— STATED PROBLEM —
Leave out the pictures and repeat the rest of the material exactly.
## begin SOURCE MATERIAL
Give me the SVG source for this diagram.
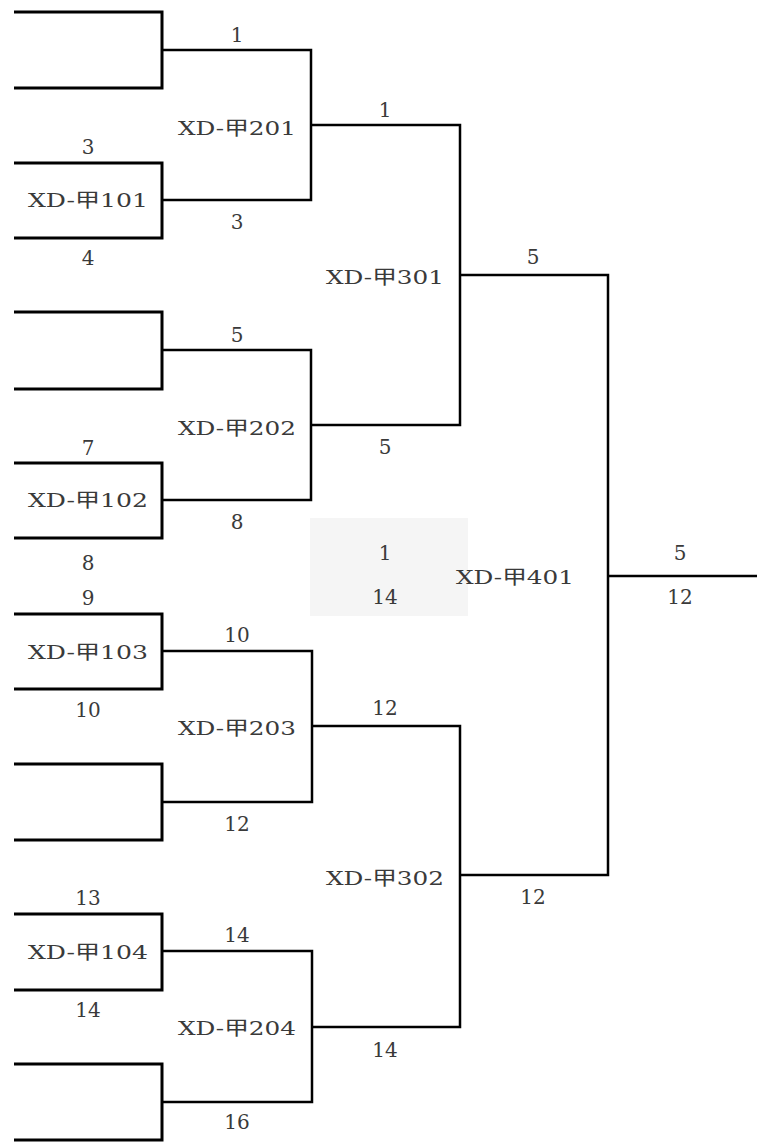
<svg xmlns="http://www.w3.org/2000/svg" width="760" height="1145" viewBox="0 0 760 1145">
<style>
.t{font-family:"DejaVu Serif","Liberation Serif","Noto Sans CJK SC",serif;font-size:20px;fill:#3a3a3a;text-anchor:middle}
.m{font-size:19px}
.w{fill:none;stroke:#000;stroke-width:3}
.c{fill:none;stroke:#000;stroke-width:2.5}
</style>
<rect width="760" height="1145" fill="#fff"/>
<rect x="310" y="518" width="158" height="98" fill="#f5f5f5"/>
<g id="connectors">
<path class="w" d="M14,12 H162 V88 H14"/>
<path class="w" d="M14,163 H162 V238 H14"/>
<path class="w" d="M14,312 H162 V389 H14"/>
<path class="w" d="M14,463 H162 V538 H14"/>
<path class="w" d="M14,614 H162 V689 H14"/>
<path class="w" d="M14,764 H162 V840 H14"/>
<path class="w" d="M14,914 H162 V990 H14"/>
<path class="w" d="M14,1064 H162 V1140 H14"/>
<path class="c" d="M162,50 H311 V200 H162"/>
<path class="c" d="M162,350 H311 V500 H162"/>
<path class="c" d="M162,651 H312 V802 H162"/>
<path class="c" d="M162,951 H312 V1102 H162"/>
<path class="c" d="M311,125 H460 V425 H311"/>
<path class="c" d="M312,726 H460 V1027 H312"/>
<path class="c" d="M460,275 H608 V875 H460"/>
<path class="c" d="M608,576 H757"/>
</g>
<g id="XD-101">
<text class="t" x="88" y="154">3</text>
<text class="t m" x="88" y="207" textLength="120" lengthAdjust="spacingAndGlyphs">XD-甲101</text>
<text class="t" x="88" y="265">4</text>
</g>
<g id="XD-102">
<text class="t" x="88" y="455">7</text>
<text class="t m" x="88" y="507" textLength="120" lengthAdjust="spacingAndGlyphs">XD-甲102</text>
<text class="t" x="88" y="570">8</text>
</g>
<g id="XD-103">
<text class="t" x="88" y="605">9</text>
<text class="t m" x="88" y="659" textLength="120" lengthAdjust="spacingAndGlyphs">XD-甲103</text>
<text class="t" x="88" y="717">10</text>
</g>
<g id="XD-104">
<text class="t" x="88" y="905">13</text>
<text class="t m" x="88" y="959" textLength="120" lengthAdjust="spacingAndGlyphs">XD-甲104</text>
<text class="t" x="88" y="1017">14</text>
</g>
<g id="XD-201">
<text class="t" x="237" y="42">1</text>
<text class="t m" x="237" y="135" textLength="118" lengthAdjust="spacingAndGlyphs">XD-甲201</text>
<text class="t" x="237" y="229">3</text>
</g>
<g id="XD-202">
<text class="t" x="237" y="342">5</text>
<text class="t m" x="237" y="435" textLength="118" lengthAdjust="spacingAndGlyphs">XD-甲202</text>
<text class="t" x="237" y="529">8</text>
</g>
<g id="XD-203">
<text class="t" x="237" y="642">10</text>
<text class="t m" x="237" y="735" textLength="118" lengthAdjust="spacingAndGlyphs">XD-甲203</text>
<text class="t" x="237" y="831">12</text>
</g>
<g id="XD-204">
<text class="t" x="237" y="942">14</text>
<text class="t m" x="237" y="1035" textLength="118" lengthAdjust="spacingAndGlyphs">XD-甲204</text>
<text class="t" x="237" y="1129">16</text>
</g>
<g id="XD-301">
<text class="t" x="385" y="117">1</text>
<text class="t m" x="385" y="284" textLength="118" lengthAdjust="spacingAndGlyphs">XD-甲301</text>
<text class="t" x="385" y="454">5</text>
</g>
<g id="XD-302">
<text class="t" x="385" y="715">12</text>
<text class="t m" x="385" y="885" textLength="118" lengthAdjust="spacingAndGlyphs">XD-甲302</text>
<text class="t" x="385" y="1057">14</text>
</g>
<g id="XD-401">
<text class="t" x="533" y="264">5</text>
<text class="t" x="385" y="560">1</text>
<text class="t" x="385" y="604">14</text>
<text class="t m" x="515" y="584" textLength="118" lengthAdjust="spacingAndGlyphs">XD-甲401</text>
<text class="t" x="533" y="904">12</text>
</g>
<g id="final">
<text class="t" x="680" y="560">5</text>
<text class="t" x="680" y="604">12</text>
</g>
</svg>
## end SOURCE MATERIAL
— THE COMPLETED TASK —
Give me the SVG source for this diagram.
<svg xmlns="http://www.w3.org/2000/svg" width="760" height="1145" viewBox="0 0 760 1145">
<style>
.t{font-family:"DejaVu Serif","Liberation Serif","Noto Sans CJK SC",serif;font-size:20px;fill:#3a3a3a;text-anchor:middle}
.m{font-size:19px}
.w{fill:none;stroke:#000;stroke-width:3}
.c{fill:none;stroke:#000;stroke-width:2.5}
</style>
<rect width="760" height="1145" fill="#fff"/>
<rect x="310" y="518" width="158" height="98" fill="#f5f5f5"/>
<g id="connectors">
<path class="w" d="M14,12 H162 V88 H14"/>
<path class="w" d="M14,163 H162 V238 H14"/>
<path class="w" d="M14,312 H162 V389 H14"/>
<path class="w" d="M14,463 H162 V538 H14"/>
<path class="w" d="M14,614 H162 V689 H14"/>
<path class="w" d="M14,764 H162 V840 H14"/>
<path class="w" d="M14,914 H162 V990 H14"/>
<path class="w" d="M14,1064 H162 V1140 H14"/>
<path class="c" d="M162,50 H311 V200 H162"/>
<path class="c" d="M162,350 H311 V500 H162"/>
<path class="c" d="M162,651 H312 V802 H162"/>
<path class="c" d="M162,951 H312 V1102 H162"/>
<path class="c" d="M311,125 H460 V425 H311"/>
<path class="c" d="M312,726 H460 V1027 H312"/>
<path class="c" d="M460,275 H608 V875 H460"/>
<path class="c" d="M608,576 H757"/>
</g>
<g id="XD-101">
<text class="t" x="88" y="154">3</text>
<text class="t m" x="88" y="207" textLength="120" lengthAdjust="spacingAndGlyphs">XD-甲101</text>
<text class="t" x="88" y="265">4</text>
</g>
<g id="XD-102">
<text class="t" x="88" y="455">7</text>
<text class="t m" x="88" y="507" textLength="120" lengthAdjust="spacingAndGlyphs">XD-甲102</text>
<text class="t" x="88" y="570">8</text>
</g>
<g id="XD-103">
<text class="t" x="88" y="605">9</text>
<text class="t m" x="88" y="659" textLength="120" lengthAdjust="spacingAndGlyphs">XD-甲103</text>
<text class="t" x="88" y="717">10</text>
</g>
<g id="XD-104">
<text class="t" x="88" y="905">13</text>
<text class="t m" x="88" y="959" textLength="120" lengthAdjust="spacingAndGlyphs">XD-甲104</text>
<text class="t" x="88" y="1017">14</text>
</g>
<g id="XD-201">
<text class="t" x="237" y="42">1</text>
<text class="t m" x="237" y="135" textLength="118" lengthAdjust="spacingAndGlyphs">XD-甲201</text>
<text class="t" x="237" y="229">3</text>
</g>
<g id="XD-202">
<text class="t" x="237" y="342">5</text>
<text class="t m" x="237" y="435" textLength="118" lengthAdjust="spacingAndGlyphs">XD-甲202</text>
<text class="t" x="237" y="529">8</text>
</g>
<g id="XD-203">
<text class="t" x="237" y="642">10</text>
<text class="t m" x="237" y="735" textLength="118" lengthAdjust="spacingAndGlyphs">XD-甲203</text>
<text class="t" x="237" y="831">12</text>
</g>
<g id="XD-204">
<text class="t" x="237" y="942">14</text>
<text class="t m" x="237" y="1035" textLength="118" lengthAdjust="spacingAndGlyphs">XD-甲204</text>
<text class="t" x="237" y="1129">16</text>
</g>
<g id="XD-301">
<text class="t" x="385" y="117">1</text>
<text class="t m" x="385" y="284" textLength="118" lengthAdjust="spacingAndGlyphs">XD-甲301</text>
<text class="t" x="385" y="454">5</text>
</g>
<g id="XD-302">
<text class="t" x="385" y="715">12</text>
<text class="t m" x="385" y="885" textLength="118" lengthAdjust="spacingAndGlyphs">XD-甲302</text>
<text class="t" x="385" y="1057">14</text>
</g>
<g id="XD-401">
<text class="t" x="533" y="264">5</text>
<text class="t" x="385" y="560">1</text>
<text class="t" x="385" y="604">14</text>
<text class="t m" x="515" y="584" textLength="118" lengthAdjust="spacingAndGlyphs">XD-甲401</text>
<text class="t" x="533" y="904">12</text>
</g>
<g id="final">
<text class="t" x="680" y="560">5</text>
<text class="t" x="680" y="604">12</text>
</g>
</svg>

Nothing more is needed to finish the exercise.